Schnell is hoping his company will soon be able to work with Vero Beach Opera, just as Ballet Nebraska does with Opera Omaha, providing dancers whenever operas call for them, as many do. In fact, last week’s “Die Fledermas” staged by Vero Beach Opera, needed trained dancers for the grand ball scene. In the end, two professional ballroom dance teachers stepped in because flying in dancers from Omaha would have been too costly for one performance.

As it stands, the joint use of dancers by Ballet Vero Beach and Ballet Nebraska is attracting an increasingly talented roster, says Schnell, since the two companies together provide the dancers with an income closer to a living wage, a relative rarity in the field.

“We have more talent than we have any right to for a company this size,” says Schnell. “We have between 22 and 28 dancers to choose from. It’s gotten to the point where we just want to have four casts for each dance just so we can show them all off to Vero.”

Meanwhile, the ballet continues its outreach, expanding not only awareness but fund-raising as well. Performances at the clubs of Windsor and John’s Island have generated great responses, he says, partly by virtue of the intimate spaces in which they’re staged.

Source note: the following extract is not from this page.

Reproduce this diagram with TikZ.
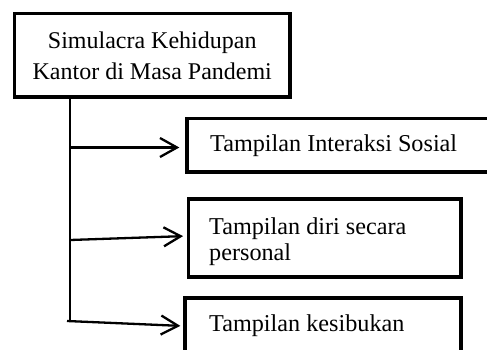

He describes the moment after he introduced Camilo Rodriguez, Ballet Vero Beach’s ballet master and one of the company’s most impressive dancers. Rodriguez had a career with Les Ballets Trockadero de Monte Carlo and often performs en travestie with Ballet Vero Beach. But no one was expecting his hilariously imperious entrance at John’s Island Club, just feet away from guests, emerging on pointe amidst a cloud of feathers shedding from his white tutu.

“They loved it,” says Schnell, who noted soon afterwards an uptick in donations.

“It can’t just be me and Ballet Vero Beach. It doesn’t work that way anymore. There is no such thing as an arts organization that can go it all on their own.”

Ballet Vero Beach performs the world premiere of Schnell’s “Pastoral Symphony” as well as “Museum Pieces,” choreographed by Schnell and Rodriguez, Saturday at 8 p.m. and Sunday at 2 p.m. and 8 p.m. at the Vero Beach High School Performing Arts Center. Tickets are available on the Ballet Vero Beach website.

“Museum in Motion” takes place Feb. 10 at the Vero Beach Museum of Art. Timed entries are at 5 p.m., 5:15 p.m., 7:30 p.m. and 7:45 p.m. There is no seating. Tickets are available on the museum website under the listing “Programs: Adults: Ballet Vero Beach Partnership.”